19. The non-transitory machine readable medium of claim 17, wherein the instructions cause the machine to:

utilize the matching procedure to map incoming problem errors with resolved service tickets based upon error patterns; and

utilize troubleshooting actions to resolve incoming troubleshooting cases.

20. The non-transitory machine readable medium of claim 17, wherein the instructions cause the machine to:

generate a summary describing or linking to historic troubleshooting cases and suggested knowledgebase articles for resolving the troubleshooting case for the application; and

display the troubleshooting action as the summary to a user associated with the application.
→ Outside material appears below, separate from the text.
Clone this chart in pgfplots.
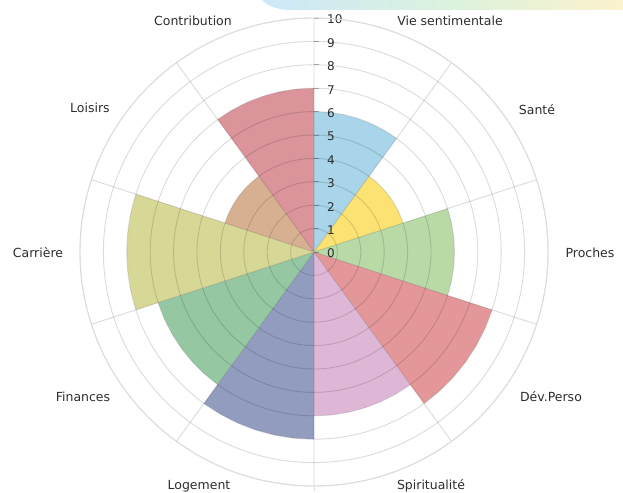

21. The non-transitory machine readable medium of claim 17, wherein the instructions cause the machine to:

detect that the error mapping is an unmapped error based upon the error mapping not exceeding a similarity threshold with respect to the error mappings of the historic troubleshooting cases.

22. The non-transitory machine readable medium of claim 17, wherein the instructions cause the machine to:

utilize the error mappings to detect at least one of a duplicate knowledge base article or a defective service ticket; and

remove the least one of the duplicate knowledge base article or the defective service ticket.

23. The non-transitory machine readable medium of claim 17, wherein the instructions cause the machine to:

identify an error message occurring within logs above a threshold;

in response to the error message corresponding to a first type of error, implement an action to address an error associated with the error message; and

in response to the error message corresponding to a second type of error, remove the error message from the logs.

24. The non-transitory machine readable medium of claim 17, wherein the instructions cause the machine to:

implement, through an auto-heal mechanism incorporated into the application, the troubleshooting action.

25. The non-transitory machine readable medium of claim 17, wherein the instructions cause the machine to:

in response to detecting that the logs are maintained as secure logs with restricted access, identify and mask sensitive data within the secure logs.

26. The non-transitory machine readable medium of claim 17, wherein the instructions cause the machine to:

execute a quality of assurance test for the application to identify and auto-triage the troubleshooting case as a known issue.

27. The non-transitory machine readable medium of claim 17, wherein the instructions cause the machine to:

execute an auto-learning mechanism on a periodic basis to learn new error mappings identified while processing incoming troubleshooting cases.